>> begin Data extract

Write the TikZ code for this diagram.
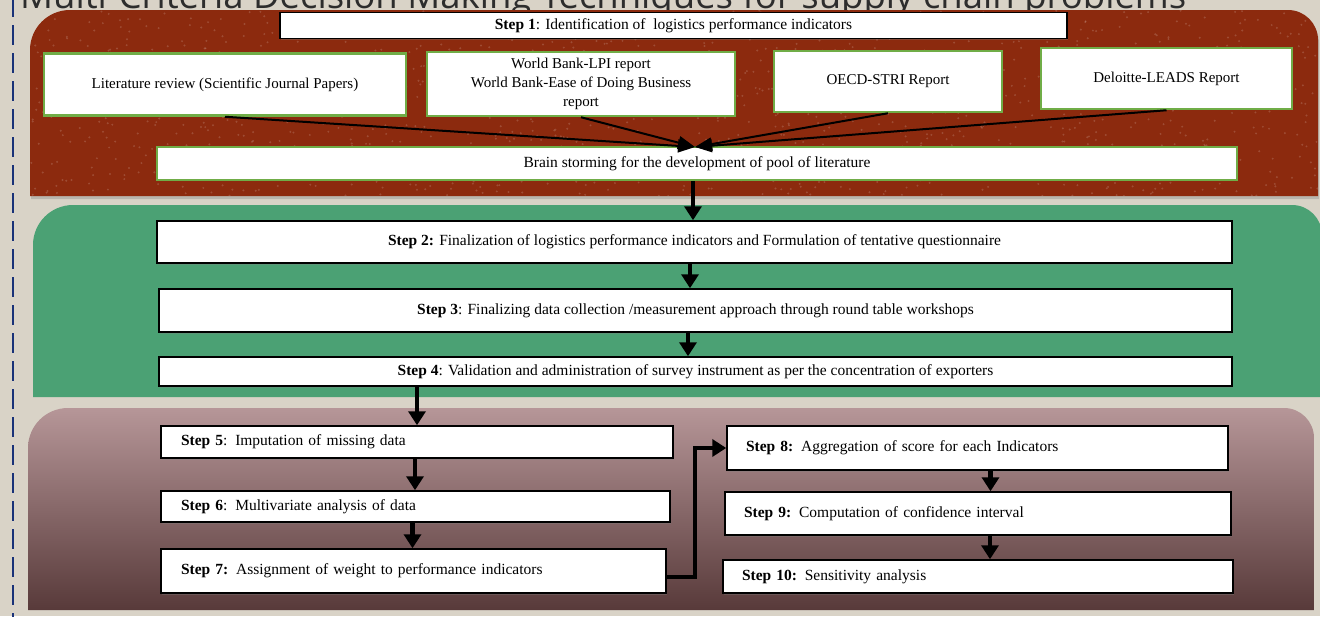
\documentclass[tikz,border=0pt]{standalone}
\usepackage{fontspec}
\setmainfont{Liberation Serif}
\newfontfamily\titlefont{Open Sans}
\usetikzlibrary{arrows.meta,shadows,calc}
\definecolor{bgc}{RGB}{217,211,199}
\definecolor{redp}{RGB}{140,42,14}
\definecolor{greenp}{RGB}{75,161,116}
\definecolor{mtop}{RGB}{182,150,152}
\definecolor{mbot}{RGB}{88,58,58}
\definecolor{gborder}{RGB}{112,173,71}
\definecolor{navy}{RGB}{25,50,120}
\definecolor{titlec}{RGB}{45,45,45}
\begin{document}
\begin{tikzpicture}[x=1pt,y=-1pt,
 stepbox/.style={draw=black, line width=1.5pt, fill=white, inner sep=0pt,
   font=\fontsize{15.5}{18}\selectfont,
   drop shadow={opacity=0.35, shadow xshift=1pt, shadow yshift=-1.5pt}},
 leftbox/.style={stepbox, align=left, inner xsep=20pt},
 srcbox/.style={draw=gborder, line width=2.5pt, fill=white, inner sep=0pt,
   align=center, font=\fontsize{15}{19}\selectfont},
 bigarrow/.style={line width=4.5pt, -{Triangle[width=17pt,length=14pt]}},
 conv/.style={line width=2pt, -{Triangle[width=13pt,length=17pt]}},
]
\clip (0,0) rectangle (1320,616);
\fill[bgc] (0,0) rectangle (1320,616);
\draw[navy, line width=2.2pt, dash pattern=on 20pt off 8pt] (13,-3) -- (13,620);

% title (cut off at the top, as in the reference)
\node[anchor=base west, font=\titlefont\fontsize{36.5}{36.5}\selectfont, text=titlec, inner sep=0pt]
  (title) at (20,8) {Multi-Criteria Decision Making Techniques for supply chain problems};

% red panel
\fill[redp, drop shadow={opacity=0.35, shadow xshift=1pt, shadow yshift=-3pt}]
  (30,196) [rounded corners=40pt] -- (30,10) [rounded corners=30pt] -- (1318,10) [sharp corners] -- (1318,196) -- cycle;
\begin{scope}
  \clip (30,196) [rounded corners=40pt] -- (30,10) [rounded corners=30pt] -- (1318,10) [sharp corners] -- (1318,196) -- cycle;
  \pgfmathsetseed{7}
  \foreach \i in {1,...,1400} {
    \pgfmathsetmacro\xx{30+rnd*1290}
    \pgfmathsetmacro\yy{10+rnd*186}
    \fill[white, opacity=0.16] (\xx,\yy) circle (1.1pt);
  }
\end{scope}

% green panel
\fill[greenp] (33,397) [rounded corners=40pt] -- (33,205) [rounded corners=30pt] -- (1322,205) [sharp corners] -- (1322,397) -- cycle;

% mauve panel
\shade[top color=mtop, bottom color=mbot]
  (28,610) [rounded corners=40pt] -- (28,408) [rounded corners=30pt] -- (1314,408) [sharp corners] -- (1314,610) -- cycle;

% step 1 and sources
\node[stepbox, minimum width=787pt, minimum height=26pt] (s1) at (673.5,25.5)
  {\textbf{Step 1}: Identification of\ \ logistics performance indicators};
\node[srcbox, minimum width=362pt, minimum height=62pt] (src1) at (225,84.5)
  {Literature review (Scientific Journal Papers)};
\node[srcbox, minimum width=308pt, minimum height=64pt] (src2) at (581,84)
  {World Bank-LPI report\\World Bank-Ease of Doing Business\\report};
\node[srcbox, minimum width=228pt, minimum height=61pt] (src3) at (888,81.5)
  {OECD-STRI Report};
\node[srcbox, minimum width=251pt, minimum height=61pt] (src4) at (1166.5,78.5)
  {Deloitte-LEADS Report};
\node[srcbox, minimum width=1080pt, minimum height=33pt, font=\fontsize{15.5}{18}\selectfont] (bs) at (697,163.5)
  {Brain storming for the development of pool of literature};
\coordinate (meet) at (695,147);
\foreach \s in {src1,src2,src3,src4} { \draw[conv] (\s.south) -- (meet); }

% steps 2-4
\node[stepbox, minimum width=1075pt, minimum height=42pt] (s2) at (694.5,242)
  {\textbf{Step 2:} Finalization of logistics performance indicators and Formulation of tentative questionnaire};
\node[stepbox, minimum width=1073pt, minimum height=43pt] (s3) at (695.5,310.5)
  {\textbf{Step 3}: Finalizing data collection /measurement approach through round table workshops};
\node[stepbox, minimum width=1073pt, minimum height=29pt] (s4) at (695.5,371.5)
  {\textbf{Step 4}: Validation and administration of survey instrument as per the concentration of exporters};

% steps 5-7
\node[leftbox, text width=472pt, minimum height=32pt] (s5) at (417,442)
  {\textbf{Step 5}: Imputation of missing data};
\node[leftbox, text width=469pt, minimum height=31pt] (s6) at (415.5,506.5)
  {\textbf{Step 6}: Multivariate analysis of data};
\node[leftbox, text width=465pt, minimum height=44pt] (s7) at (413.5,571)
  {\textbf{Step 7:} Assignment of weight to performance indicators};

% steps 8-10
\node[leftbox, text width=463pt, inner xsep=19pt, minimum height=44pt] (s8) at (977.5,448)
  {\textbf{Step 8:} Aggregation of score for each Indicators};
\node[leftbox, text width=468pt, inner xsep=19pt, minimum height=43pt] (s9) at (978,513.5)
  {\textbf{Step 9:} Computation of confidence interval};
\node[leftbox, text width=472pt, inner xsep=19pt, minimum height=33pt] (s10) at (978,576.5)
  {\textbf{Step 10:} Sensitivity analysis};

% arrows
\draw[bigarrow] ([xshift=-4pt]bs.south) -- ([xshift=-4pt]bs.south |- s2.north);
\draw[bigarrow] ([xshift=-4.5pt]s2.south) -- ([xshift=-4.5pt]s2.south |- s3.north);
\draw[bigarrow] ([xshift=-7.5pt]s3.south) -- ([xshift=-7.5pt]s3.south |- s4.north);
\draw[bigarrow] (s4.south -| s5.north) -- (s5.north);
\draw[bigarrow] ([xshift=-2pt]s5.south) -- ([xshift=-2pt]s5.south |- s6.north);
\draw[bigarrow] ([xshift=-3pt]s6.south) -- ([xshift=-3pt]s6.south |- s7.north);
\draw[bigarrow] ([yshift=-6pt]s7.east) -- ++(28,0) |- (s8.west);
\draw[bigarrow] ([xshift=13pt]s8.south) -- ([xshift=13pt]s8.south |- s9.north);
\draw[bigarrow] ([xshift=12pt]s9.south) -- ([xshift=12pt]s9.south |- s10.north);
\end{tikzpicture}
\end{document}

>> end Data extract

**Exercise details**
Leave out all pictures, then copy the remaining material exactly.

**Reply to the task**
Write the TikZ code for this diagram.
\documentclass[tikz,border=0pt]{standalone}
\usepackage{fontspec}
\setmainfont{Liberation Serif}
\newfontfamily\titlefont{Open Sans}
\usetikzlibrary{arrows.meta,shadows,calc}
\definecolor{bgc}{RGB}{217,211,199}
\definecolor{redp}{RGB}{140,42,14}
\definecolor{greenp}{RGB}{75,161,116}
\definecolor{mtop}{RGB}{182,150,152}
\definecolor{mbot}{RGB}{88,58,58}
\definecolor{gborder}{RGB}{112,173,71}
\definecolor{navy}{RGB}{25,50,120}
\definecolor{titlec}{RGB}{45,45,45}
\begin{document}
\begin{tikzpicture}[x=1pt,y=-1pt,
 stepbox/.style={draw=black, line width=1.5pt, fill=white, inner sep=0pt,
   font=\fontsize{15.5}{18}\selectfont,
   drop shadow={opacity=0.35, shadow xshift=1pt, shadow yshift=-1.5pt}},
 leftbox/.style={stepbox, align=left, inner xsep=20pt},
 srcbox/.style={draw=gborder, line width=2.5pt, fill=white, inner sep=0pt,
   align=center, font=\fontsize{15}{19}\selectfont},
 bigarrow/.style={line width=4.5pt, -{Triangle[width=17pt,length=14pt]}},
 conv/.style={line width=2pt, -{Triangle[width=13pt,length=17pt]}},
]
\clip (0,0) rectangle (1320,616);
\fill[bgc] (0,0) rectangle (1320,616);
\draw[navy, line width=2.2pt, dash pattern=on 20pt off 8pt] (13,-3) -- (13,620);

% title (cut off at the top, as in the reference)
\node[anchor=base west, font=\titlefont\fontsize{36.5}{36.5}\selectfont, text=titlec, inner sep=0pt]
  (title) at (20,8) {Multi-Criteria Decision Making Techniques for supply chain problems};

% red panel
\fill[redp, drop shadow={opacity=0.35, shadow xshift=1pt, shadow yshift=-3pt}]
  (30,196) [rounded corners=40pt] -- (30,10) [rounded corners=30pt] -- (1318,10) [sharp corners] -- (1318,196) -- cycle;
\begin{scope}
  \clip (30,196) [rounded corners=40pt] -- (30,10) [rounded corners=30pt] -- (1318,10) [sharp corners] -- (1318,196) -- cycle;
  \pgfmathsetseed{7}
  \foreach \i in {1,...,1400} {
    \pgfmathsetmacro\xx{30+rnd*1290}
    \pgfmathsetmacro\yy{10+rnd*186}
    \fill[white, opacity=0.16] (\xx,\yy) circle (1.1pt);
  }
\end{scope}

% green panel
\fill[greenp] (33,397) [rounded corners=40pt] -- (33,205) [rounded corners=30pt] -- (1322,205) [sharp corners] -- (1322,397) -- cycle;

% mauve panel
\shade[top color=mtop, bottom color=mbot]
  (28,610) [rounded corners=40pt] -- (28,408) [rounded corners=30pt] -- (1314,408) [sharp corners] -- (1314,610) -- cycle;

% step 1 and sources
\node[stepbox, minimum width=787pt, minimum height=26pt] (s1) at (673.5,25.5)
  {\textbf{Step 1}: Identification of\ \ logistics performance indicators};
\node[srcbox, minimum width=362pt, minimum height=62pt] (src1) at (225,84.5)
  {Literature review (Scientific Journal Papers)};
\node[srcbox, minimum width=308pt, minimum height=64pt] (src2) at (581,84)
  {World Bank-LPI report\\World Bank-Ease of Doing Business\\report};
\node[srcbox, minimum width=228pt, minimum height=61pt] (src3) at (888,81.5)
  {OECD-STRI Report};
\node[srcbox, minimum width=251pt, minimum height=61pt] (src4) at (1166.5,78.5)
  {Deloitte-LEADS Report};
\node[srcbox, minimum width=1080pt, minimum height=33pt, font=\fontsize{15.5}{18}\selectfont] (bs) at (697,163.5)
  {Brain storming for the development of pool of literature};
\coordinate (meet) at (695,147);
\foreach \s in {src1,src2,src3,src4} { \draw[conv] (\s.south) -- (meet); }

% steps 2-4
\node[stepbox, minimum width=1075pt, minimum height=42pt] (s2) at (694.5,242)
  {\textbf{Step 2:} Finalization of logistics performance indicators and Formulation of tentative questionnaire};
\node[stepbox, minimum width=1073pt, minimum height=43pt] (s3) at (695.5,310.5)
  {\textbf{Step 3}: Finalizing data collection /measurement approach through round table workshops};
\node[stepbox, minimum width=1073pt, minimum height=29pt] (s4) at (695.5,371.5)
  {\textbf{Step 4}: Validation and administration of survey instrument as per the concentration of exporters};

% steps 5-7
\node[leftbox, text width=472pt, minimum height=32pt] (s5) at (417,442)
  {\textbf{Step 5}: Imputation of missing data};
\node[leftbox, text width=469pt, minimum height=31pt] (s6) at (415.5,506.5)
  {\textbf{Step 6}: Multivariate analysis of data};
\node[leftbox, text width=465pt, minimum height=44pt] (s7) at (413.5,571)
  {\textbf{Step 7:} Assignment of weight to performance indicators};

% steps 8-10
\node[leftbox, text width=463pt, inner xsep=19pt, minimum height=44pt] (s8) at (977.5,448)
  {\textbf{Step 8:} Aggregation of score for each Indicators};
\node[leftbox, text width=468pt, inner xsep=19pt, minimum height=43pt] (s9) at (978,513.5)
  {\textbf{Step 9:} Computation of confidence interval};
\node[leftbox, text width=472pt, inner xsep=19pt, minimum height=33pt] (s10) at (978,576.5)
  {\textbf{Step 10:} Sensitivity analysis};

% arrows
\draw[bigarrow] ([xshift=-4pt]bs.south) -- ([xshift=-4pt]bs.south |- s2.north);
\draw[bigarrow] ([xshift=-4.5pt]s2.south) -- ([xshift=-4.5pt]s2.south |- s3.north);
\draw[bigarrow] ([xshift=-7.5pt]s3.south) -- ([xshift=-7.5pt]s3.south |- s4.north);
\draw[bigarrow] (s4.south -| s5.north) -- (s5.north);
\draw[bigarrow] ([xshift=-2pt]s5.south) -- ([xshift=-2pt]s5.south |- s6.north);
\draw[bigarrow] ([xshift=-3pt]s6.south) -- ([xshift=-3pt]s6.south |- s7.north);
\draw[bigarrow] ([yshift=-6pt]s7.east) -- ++(28,0) |- (s8.west);
\draw[bigarrow] ([xshift=13pt]s8.south) -- ([xshift=13pt]s8.south |- s9.north);
\draw[bigarrow] ([xshift=12pt]s9.south) -- ([xshift=12pt]s9.south |- s10.north);
\end{tikzpicture}
\end{document}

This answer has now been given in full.